# 3G Updates?



## martink0646 (Feb 8, 2005)

Hi All,

Due to house rentals, moves etc. we are in a temporary situation where we do not have an installed phone line/broadband at my premises. To d/l listings I go to my parents once a week to utilise their internet connection.

I have TiVo connected (via ethernet) to my Vista PC through a Netgear router. The PC now has internet access through a 3G dongle and I was wondering if there was anyway to utilise this to d/l listings to TiVo.

Looking through past threads, it looks as if I need to set up ICS but is this possible with Vista? A potted guide would be very useful.

Many thanks,

Martin


----------



## Trinitron (Jan 20, 2003)

http://windows.microsoft.com/en-US/windows-vista/Set-up-a-computer-to-computer-ad-hoc-network


----------



## martink0646 (Feb 8, 2005)

Hi,

Thanks for the reply. If I follow the instructions on that site, step 1 & 2 are fine but I don't get the option to do step 3 "Set up an ad hoc (computer-to-computer) network". I get 4 options; Internet, Wireless router, dial-up or Workplace. Am I doing something wrong?
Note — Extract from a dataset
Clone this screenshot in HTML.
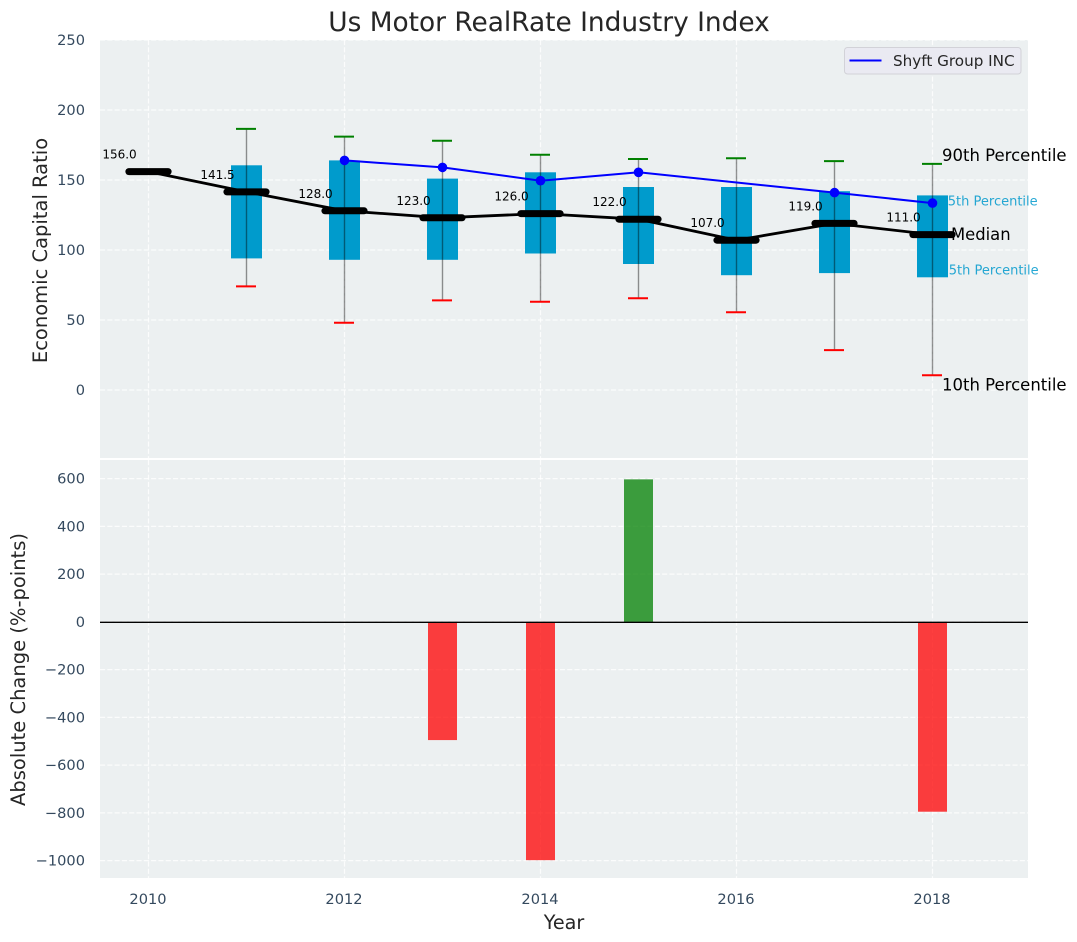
<!DOCTYPE html>
<html lang="en">
<head>
<meta charset="utf-8">
<title>Us Motor RealRate Industry Index</title>
<style>
html,body{margin:0;padding:0;background:#fff;width:1077px;height:942px;overflow:hidden}
svg{display:block}
text{font-family:"DejaVu Sans","Liberation Sans",sans-serif}
</style>
</head>
<body>
<svg id="chart" xmlns="http://www.w3.org/2000/svg" width="1077" height="942" viewBox="0 0 1077 942">
  <rect x="100" y="40" width="928" height="418" fill="#ecf0f1"/>
  <rect x="100" y="460" width="928" height="418" fill="#ecf0f1"/>
  <g id="grid"></g>
  <g id="top-marks"></g>
  <g id="bottom-marks"></g>
  <g id="ticks"></g>
  <text x="549" y="31" text-anchor="middle" font-size="26.4" fill="#262626">Us Motor RealRate Industry Index</text>
  <text transform="translate(47 250.5) rotate(-90)" text-anchor="middle" font-size="19.5" fill="#262626">Economic Capital Ratio</text>
  <text transform="translate(25 669.5) rotate(-90)" text-anchor="middle" font-size="19.5" fill="#262626">Absolute Change (%-points)</text>
  <text x="564" y="929" text-anchor="middle" font-size="19.2" fill="#262626">Year</text>
  <g>
    <rect x="844.5" y="47.5" width="176.5" height="26.5" rx="3" fill="#eaeaf2" stroke="#d2d2d8"/>
    <line x1="849.5" x2="881.5" y1="60.5" y2="60.5" stroke="#0000ff" stroke-width="2"/>
    <text x="893" y="66" font-size="15.2" fill="#262626">Shyft Group INC</text>
  </g>
</svg>
<script>
const years = [2010, 2011, 2012, 2013, 2014, 2015, 2016, 2017, 2018];
const whiskerHigh = [null, 186.5, 181, 178, 168, 165, 165.5, 163.5, 161.5];
const boxQ3 = [null, 160.5, 164, 151, 155.5, 145, 145, 142, 139];
const medians = [156, 141.5, 128, 123, 126, 122, 107, 119, 111];
const boxQ1 = [null, 94, 93, 93, 97.5, 90, 82, 83.5, 80.5];
const whiskerLow = [null, 74, 48, 64, 63, 65.5, 55.5, 28.5, 10.5];
const companySeries = [null, null, 164, 159, 149.5, 155.5, null, 141, 133.5];
const changeValues = [null, null, null, -495, -998, 597, null, null, -795];
const xTickValues = [2010, 2012, 2014, 2016, 2018];
const topTickValues = [0, 50, 100, 150, 200, 250];
const bottomTickValues = [-1000, -800, -600, -400, -200, 0, 200, 400, 600];

const x = v => 148.5 + (v - 2010) * 98;
const yTop = v => 390 - v * 1.4;
const yBottom = v => 621.9 - v * 0.23875;
const fmtTick = v => String(v).replace('-', '\u2212');

const NS = 'http://www.w3.org/2000/svg';
function make(tag, parent, attrs, content) {
  const node = document.createElementNS(NS, tag);
  for (const key in attrs) node.setAttribute(key, attrs[key]);
  if (content !== undefined) node.textContent = content;
  parent.appendChild(node);
  return node;
}

const gridLayer = document.getElementById('grid');
const topLayer = document.getElementById('top-marks');
const bottomLayer = document.getElementById('bottom-marks');
const tickLayer = document.getElementById('ticks');
const gridStyle = {stroke: '#ffffff', 'stroke-width': 1.2, 'stroke-dasharray': '5.1 2.2', 'stroke-opacity': 0.8};

for (const t of xTickValues) {
  const a = make('line', gridLayer, Object.assign({x1: x(t), x2: x(t), y1: 40, y2: 458}, gridStyle));
  
  
  const b = make('line', gridLayer, Object.assign({x1: x(t), x2: x(t), y1: 460, y2: 878}, gridStyle));
  
  
  const label = make('text', tickLayer, {x: x(t) - 0.5, y: 904, 'text-anchor': 'middle', 'font-size': 14.6, fill: '#34495e'}, fmtTick(t));
  
  
}
for (const t of topTickValues) {
  const g = make('line', gridLayer, Object.assign({x1: 100, x2: 1028, y1: yTop(t), y2: yTop(t)}, gridStyle));
  
  
  const label = make('text', tickLayer, {x: 85, y: yTop(t) + 5, 'text-anchor': 'end', 'font-size': 14.6, fill: '#34495e'}, fmtTick(t));
  
  
}
for (const t of bottomTickValues) {
  const g = make('line', gridLayer, Object.assign({x1: 100, x2: 1028, y1: yBottom(t), y2: yBottom(t)}, gridStyle));
  
  
  const label = make('text', tickLayer, {x: 85, y: yBottom(t) + 5, 'text-anchor': 'end', 'font-size': 14.6, fill: '#34495e'}, fmtTick(t));
  
  
}

/* percentile annotations sit beneath the last box, anchored to the last year's values */
const last = years.length - 1;
const lastX = x(years[last]);
const note75 = make('text', topLayer, {x: lastX + 7, y: yTop(boxQ3[last]) + 10, 'font-size': 13, fill: '#0099cc', 'fill-opacity': 0.85}, '75th Percentile');


const note25 = make('text', topLayer, {x: lastX + 8, y: yTop(boxQ1[last]) - 3, 'font-size': 13, fill: '#0099cc', 'fill-opacity': 0.85}, '25th Percentile');



years.forEach((yr, i) => {
  if (boxQ1[i] === null) return;
  const cx = x(yr);
  const box = make('rect', topLayer, {x: cx - 15.5, y: yTop(boxQ3[i]), width: 31, height: yTop(boxQ1[i]) - yTop(boxQ3[i]), fill: '#009bcc'});
  
  
  const whisker = make('line', topLayer, {x1: cx, x2: cx, y1: yTop(whiskerHigh[i]), y2: yTop(whiskerLow[i]), stroke: '#000000', 'stroke-opacity': 0.42, 'stroke-width': 1.4});
  
  
  const capHigh = make('line', topLayer, {x1: cx - 10.5, x2: cx + 9.5, y1: yTop(whiskerHigh[i]), y2: yTop(whiskerHigh[i]), stroke: '#008000', 'stroke-width': 2});
  
  
  const capLow = make('line', topLayer, {x1: cx - 10.5, x2: cx + 9.5, y1: yTop(whiskerLow[i]), y2: yTop(whiskerLow[i]), stroke: '#ff0000', 'stroke-width': 2});
  
  
});

const medianPath = make('polyline', topLayer, {points: years.map((yr, i) => x(yr) + ',' + yTop(medians[i])).join(' '), fill: 'none', stroke: '#000000', 'stroke-width': 2.8});



years.forEach((yr, i) => {
  const cx = x(yr);
  const bar = make('line', topLayer, {x1: cx - 19.6, x2: cx + 19.6, y1: yTop(medians[i]), y2: yTop(medians[i]), stroke: '#000000', 'stroke-width': 7, 'stroke-linecap': 'round'});
  
  
  const label = make('text', topLayer, {x: cx - 29, y: yTop(medians[i]) - 13, 'text-anchor': 'middle', 'font-size': 12, fill: '#000000'}, medians[i].toFixed(1));
  
  
});

const companyPoints = years.map((yr, i) => [yr, companySeries[i]]).filter(p => p[1] !== null);
const companyLine = make('polyline', topLayer, {points: companyPoints.map(p => x(p[0]) + ',' + yTop(p[1])).join(' '), fill: 'none', stroke: '#0000ff', 'stroke-width': 2});


for (const p of companyPoints) {
  const dot = make('circle', topLayer, {cx: x(p[0]), cy: yTop(p[1]), r: 4.8, fill: '#0000ff'});
  
  
}

const note90 = make('text', topLayer, {x: lastX + 9.5, y: yTop(whiskerHigh[last]) - 3, 'font-size': 16.5, fill: '#000000'}, '90th Percentile');


const noteMedian = make('text', topLayer, {x: lastX + 18.5, y: yTop(medians[last]) + 5.5, 'font-size': 16.4, fill: '#000000'}, 'Median');


const note10 = make('text', topLayer, {x: lastX + 9.5, y: yTop(whiskerLow[last]) + 15, 'font-size': 16.5, fill: '#000000'}, '10th Percentile');



years.forEach((yr, i) => {
  const v = changeValues[i];
  if (v === null) return;
  const top = Math.min(yBottom(v), yBottom(0));
  const rect = make('rect', bottomLayer, {x: x(yr) - 14.5, y: top, width: 29, height: Math.abs(yBottom(v) - yBottom(0)), fill: v < 0 ? '#ff0000' : '#008000', 'fill-opacity': 0.75});
  
  
});
const zeroLine = make('line', bottomLayer, {x1: 100, x2: 1028, y1: 622.3, y2: 622.3, stroke: '#000000', 'stroke-width': 1.3});


</script>
</body>
</html>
I am just trying to find out if it is possible to do what I am attempting.

Thanks,

Martin


----------



## mikerr (Jun 2, 2005)

Why an ad hoc network?

Just use ICS on Vista:
http://windows.microsoft.com/en-US/windows-vista/Using-ICS-Internet-Connection-Sharing

(haven't done 3g ICS on Vista personally, but have done it with XP in the past - just right click the 3g connection and select share...).


----------



## Olly (Sep 29, 2001)

martink0646 said:


> I am just trying to find out if it is possible to do what I am attempting.
> 
> Thanks,
> 
> Martin


It definitely is possible. My Brother in law uses a Vodafone dongle + laptop with a TiVo on his boat.


----------



## martink0646 (Feb 8, 2005)

Olly said:


> It definitely is possible. My Brother in law uses a Vodafone dongle + laptop with a TiVo on his boat.


Is your brothers laptop Vista or XP? It seems that with XP it is easy to do this but not so easy on Vista (I think it is part of the general dumbing down of OS's e.g. telnet is enabled on XP but not out of the box on Vista).

When I try to share my 3g dongle (dial-up) connection, I lose the connection to the router and the wired network fails along with the "Not Responding" error message on the network program. It seems as though my PC only likes one network connection at a time? I have both TiVo and the PC connected to the same router so the connection is wired and not wireless.

I am sure I am doing something wrong, but any further suggestions would be v.welcome. As it is, I am falling back on going to my parents once a week with TiVo to 'fill it up' (using language my parents understand).

Martin


----------



## tonywalk (Sep 10, 2002)

Olly said:


> It definitely is possible. My Brother in law uses a Vodafone dongle + laptop with a TiVo on his boat.


Slightly strange question, but does he make fudge?

Ran into a guy (not quite literally) on the canal near the Anderton Boat Lift who sold fudge from his boat. Got talking and he used a Voda dongle with his lappie. His accent sounded quite Wirral-like.


----------